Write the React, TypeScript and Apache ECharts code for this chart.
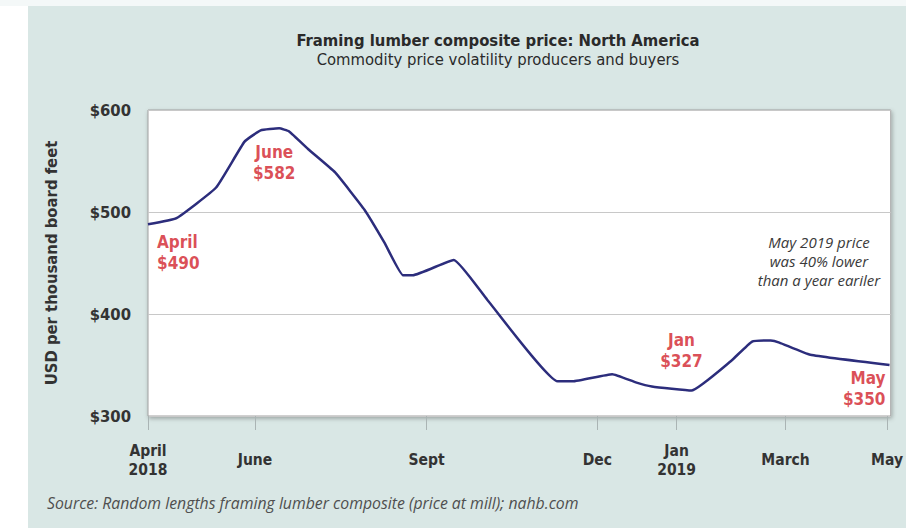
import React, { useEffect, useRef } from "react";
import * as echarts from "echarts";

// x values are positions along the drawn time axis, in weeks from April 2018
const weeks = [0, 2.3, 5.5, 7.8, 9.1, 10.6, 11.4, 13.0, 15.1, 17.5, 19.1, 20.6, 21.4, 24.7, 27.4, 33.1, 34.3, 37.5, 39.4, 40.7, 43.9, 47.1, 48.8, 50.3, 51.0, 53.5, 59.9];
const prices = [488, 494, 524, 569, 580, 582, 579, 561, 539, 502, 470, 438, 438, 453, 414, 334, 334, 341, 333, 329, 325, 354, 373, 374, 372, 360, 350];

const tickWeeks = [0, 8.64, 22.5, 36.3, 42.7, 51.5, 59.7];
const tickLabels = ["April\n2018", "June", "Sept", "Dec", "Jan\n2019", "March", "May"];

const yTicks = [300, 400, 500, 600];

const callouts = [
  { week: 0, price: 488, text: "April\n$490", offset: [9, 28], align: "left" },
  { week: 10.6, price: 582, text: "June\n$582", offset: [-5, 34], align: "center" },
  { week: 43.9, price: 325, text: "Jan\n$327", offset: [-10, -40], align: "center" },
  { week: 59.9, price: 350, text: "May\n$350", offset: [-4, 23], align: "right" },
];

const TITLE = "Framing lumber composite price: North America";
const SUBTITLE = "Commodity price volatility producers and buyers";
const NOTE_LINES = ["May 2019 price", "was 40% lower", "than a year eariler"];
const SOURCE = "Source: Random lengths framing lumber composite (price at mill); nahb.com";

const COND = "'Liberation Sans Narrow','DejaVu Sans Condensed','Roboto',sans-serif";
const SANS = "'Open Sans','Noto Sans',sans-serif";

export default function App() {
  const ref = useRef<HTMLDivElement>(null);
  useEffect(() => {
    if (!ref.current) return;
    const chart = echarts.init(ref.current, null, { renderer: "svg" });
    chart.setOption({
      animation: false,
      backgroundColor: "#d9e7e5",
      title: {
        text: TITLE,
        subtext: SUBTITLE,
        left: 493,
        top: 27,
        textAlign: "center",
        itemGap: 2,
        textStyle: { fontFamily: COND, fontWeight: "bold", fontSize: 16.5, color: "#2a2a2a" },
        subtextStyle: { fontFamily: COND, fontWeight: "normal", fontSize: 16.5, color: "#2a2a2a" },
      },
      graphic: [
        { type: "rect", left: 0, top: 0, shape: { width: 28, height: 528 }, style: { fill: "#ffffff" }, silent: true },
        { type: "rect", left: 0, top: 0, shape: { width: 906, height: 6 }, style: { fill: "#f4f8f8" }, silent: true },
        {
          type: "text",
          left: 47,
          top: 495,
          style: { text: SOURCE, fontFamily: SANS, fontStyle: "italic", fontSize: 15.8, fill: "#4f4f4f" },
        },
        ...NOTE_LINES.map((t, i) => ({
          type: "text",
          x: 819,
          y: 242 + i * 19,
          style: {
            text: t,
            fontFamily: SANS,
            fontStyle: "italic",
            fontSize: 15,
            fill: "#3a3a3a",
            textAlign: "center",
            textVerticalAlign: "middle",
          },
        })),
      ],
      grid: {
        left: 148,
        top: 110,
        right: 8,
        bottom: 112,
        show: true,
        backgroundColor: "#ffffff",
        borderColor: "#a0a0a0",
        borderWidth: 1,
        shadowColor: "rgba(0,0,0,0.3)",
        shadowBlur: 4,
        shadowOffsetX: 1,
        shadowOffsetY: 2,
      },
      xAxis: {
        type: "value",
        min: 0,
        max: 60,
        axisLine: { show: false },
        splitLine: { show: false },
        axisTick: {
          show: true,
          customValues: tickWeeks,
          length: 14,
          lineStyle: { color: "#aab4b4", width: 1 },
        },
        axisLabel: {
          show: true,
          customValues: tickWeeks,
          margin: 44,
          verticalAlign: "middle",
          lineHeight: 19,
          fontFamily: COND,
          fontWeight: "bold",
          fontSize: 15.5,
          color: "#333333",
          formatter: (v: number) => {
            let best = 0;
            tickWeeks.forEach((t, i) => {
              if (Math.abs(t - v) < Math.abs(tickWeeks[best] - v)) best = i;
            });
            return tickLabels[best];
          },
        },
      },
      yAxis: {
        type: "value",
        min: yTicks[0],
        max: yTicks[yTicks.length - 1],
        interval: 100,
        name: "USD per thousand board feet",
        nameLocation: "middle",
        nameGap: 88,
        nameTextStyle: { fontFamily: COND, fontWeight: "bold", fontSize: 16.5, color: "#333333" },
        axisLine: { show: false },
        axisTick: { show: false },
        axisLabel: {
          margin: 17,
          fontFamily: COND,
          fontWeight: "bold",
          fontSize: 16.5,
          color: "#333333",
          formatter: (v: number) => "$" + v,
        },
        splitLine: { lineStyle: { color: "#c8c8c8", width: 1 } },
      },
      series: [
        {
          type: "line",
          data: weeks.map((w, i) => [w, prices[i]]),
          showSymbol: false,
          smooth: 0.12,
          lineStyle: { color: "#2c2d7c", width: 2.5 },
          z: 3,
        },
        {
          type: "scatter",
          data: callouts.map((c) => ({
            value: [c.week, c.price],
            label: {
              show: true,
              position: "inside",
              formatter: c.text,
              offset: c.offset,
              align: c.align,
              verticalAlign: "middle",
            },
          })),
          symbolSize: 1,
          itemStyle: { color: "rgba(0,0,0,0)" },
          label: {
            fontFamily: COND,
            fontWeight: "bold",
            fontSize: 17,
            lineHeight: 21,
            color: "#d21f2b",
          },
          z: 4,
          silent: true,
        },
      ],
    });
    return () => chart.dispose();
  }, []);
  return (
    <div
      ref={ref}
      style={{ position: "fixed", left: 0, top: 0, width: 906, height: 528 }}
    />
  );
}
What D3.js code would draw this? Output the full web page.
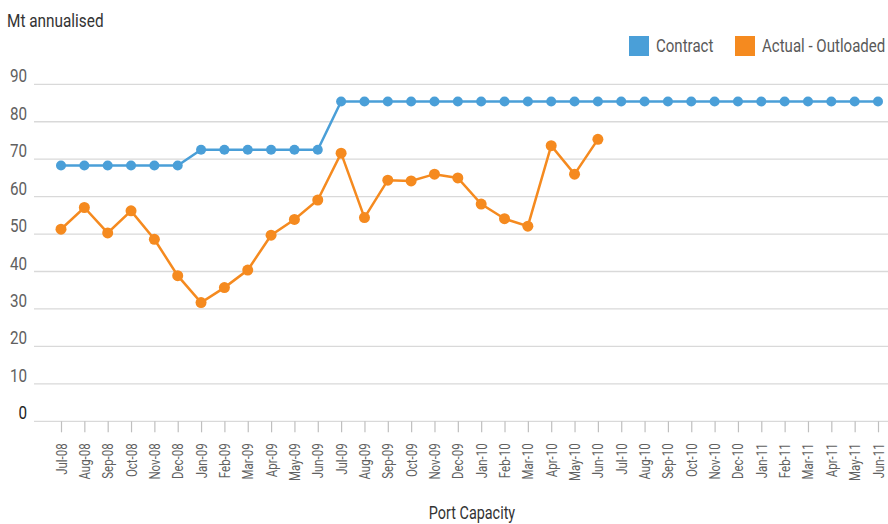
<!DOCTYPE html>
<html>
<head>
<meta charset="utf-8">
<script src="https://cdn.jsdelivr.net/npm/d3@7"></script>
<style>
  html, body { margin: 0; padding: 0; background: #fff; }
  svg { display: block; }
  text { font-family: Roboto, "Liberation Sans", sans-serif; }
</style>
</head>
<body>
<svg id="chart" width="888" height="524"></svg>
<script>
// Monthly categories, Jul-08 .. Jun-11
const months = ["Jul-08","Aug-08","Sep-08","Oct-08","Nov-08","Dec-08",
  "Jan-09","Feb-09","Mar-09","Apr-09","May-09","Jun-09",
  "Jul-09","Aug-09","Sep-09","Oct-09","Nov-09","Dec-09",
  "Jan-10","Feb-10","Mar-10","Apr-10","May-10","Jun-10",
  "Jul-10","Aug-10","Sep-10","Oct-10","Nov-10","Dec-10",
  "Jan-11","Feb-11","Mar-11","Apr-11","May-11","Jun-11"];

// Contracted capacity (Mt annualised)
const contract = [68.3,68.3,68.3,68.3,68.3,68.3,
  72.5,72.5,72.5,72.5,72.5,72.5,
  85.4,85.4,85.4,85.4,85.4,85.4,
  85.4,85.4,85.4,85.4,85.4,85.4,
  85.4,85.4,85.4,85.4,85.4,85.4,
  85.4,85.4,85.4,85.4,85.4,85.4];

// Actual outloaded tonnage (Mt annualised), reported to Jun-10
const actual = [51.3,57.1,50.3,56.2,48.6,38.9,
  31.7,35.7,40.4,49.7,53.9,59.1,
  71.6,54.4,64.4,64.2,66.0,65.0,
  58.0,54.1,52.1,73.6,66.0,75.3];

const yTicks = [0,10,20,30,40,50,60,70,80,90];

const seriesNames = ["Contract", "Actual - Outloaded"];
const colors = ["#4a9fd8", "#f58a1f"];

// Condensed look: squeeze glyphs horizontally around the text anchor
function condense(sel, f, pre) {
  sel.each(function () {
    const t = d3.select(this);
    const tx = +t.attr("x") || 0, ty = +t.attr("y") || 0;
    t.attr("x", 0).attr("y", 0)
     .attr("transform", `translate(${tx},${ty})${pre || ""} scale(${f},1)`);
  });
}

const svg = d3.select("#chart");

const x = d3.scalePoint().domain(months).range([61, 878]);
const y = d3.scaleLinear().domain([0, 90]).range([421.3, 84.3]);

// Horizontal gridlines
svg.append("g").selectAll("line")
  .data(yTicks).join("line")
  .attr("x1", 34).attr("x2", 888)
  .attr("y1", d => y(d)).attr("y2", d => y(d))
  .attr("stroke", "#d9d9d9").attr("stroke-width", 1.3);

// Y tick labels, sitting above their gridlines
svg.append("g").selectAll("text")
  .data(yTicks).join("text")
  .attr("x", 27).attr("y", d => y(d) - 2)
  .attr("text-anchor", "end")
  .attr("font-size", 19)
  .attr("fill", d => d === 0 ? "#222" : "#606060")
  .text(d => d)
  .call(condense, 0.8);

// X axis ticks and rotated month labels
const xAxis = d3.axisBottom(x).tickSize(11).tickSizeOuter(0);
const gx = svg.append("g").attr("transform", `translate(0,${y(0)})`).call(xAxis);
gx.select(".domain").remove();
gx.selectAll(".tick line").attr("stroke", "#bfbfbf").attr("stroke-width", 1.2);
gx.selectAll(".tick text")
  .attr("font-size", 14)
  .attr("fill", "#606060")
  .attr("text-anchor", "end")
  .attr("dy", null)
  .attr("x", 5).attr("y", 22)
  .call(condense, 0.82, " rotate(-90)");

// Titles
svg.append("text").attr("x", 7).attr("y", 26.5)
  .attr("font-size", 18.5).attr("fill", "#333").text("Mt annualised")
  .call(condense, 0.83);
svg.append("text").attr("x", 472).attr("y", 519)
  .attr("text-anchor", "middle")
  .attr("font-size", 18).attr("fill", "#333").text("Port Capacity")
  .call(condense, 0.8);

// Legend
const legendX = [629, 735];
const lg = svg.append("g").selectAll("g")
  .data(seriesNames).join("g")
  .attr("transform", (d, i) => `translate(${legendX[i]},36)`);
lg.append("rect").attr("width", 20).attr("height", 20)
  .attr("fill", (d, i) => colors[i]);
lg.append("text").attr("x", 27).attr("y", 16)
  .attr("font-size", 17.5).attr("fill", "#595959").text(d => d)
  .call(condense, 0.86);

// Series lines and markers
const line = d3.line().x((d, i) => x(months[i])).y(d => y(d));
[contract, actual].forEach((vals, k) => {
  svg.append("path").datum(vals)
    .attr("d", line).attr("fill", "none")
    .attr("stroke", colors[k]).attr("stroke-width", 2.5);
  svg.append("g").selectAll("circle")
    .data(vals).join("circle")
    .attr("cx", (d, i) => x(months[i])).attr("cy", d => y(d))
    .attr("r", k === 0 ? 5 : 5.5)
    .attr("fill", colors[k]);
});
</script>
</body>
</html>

Your objective =>
State the number of lines in the records that include "code", and write nothing else.

The output =>
2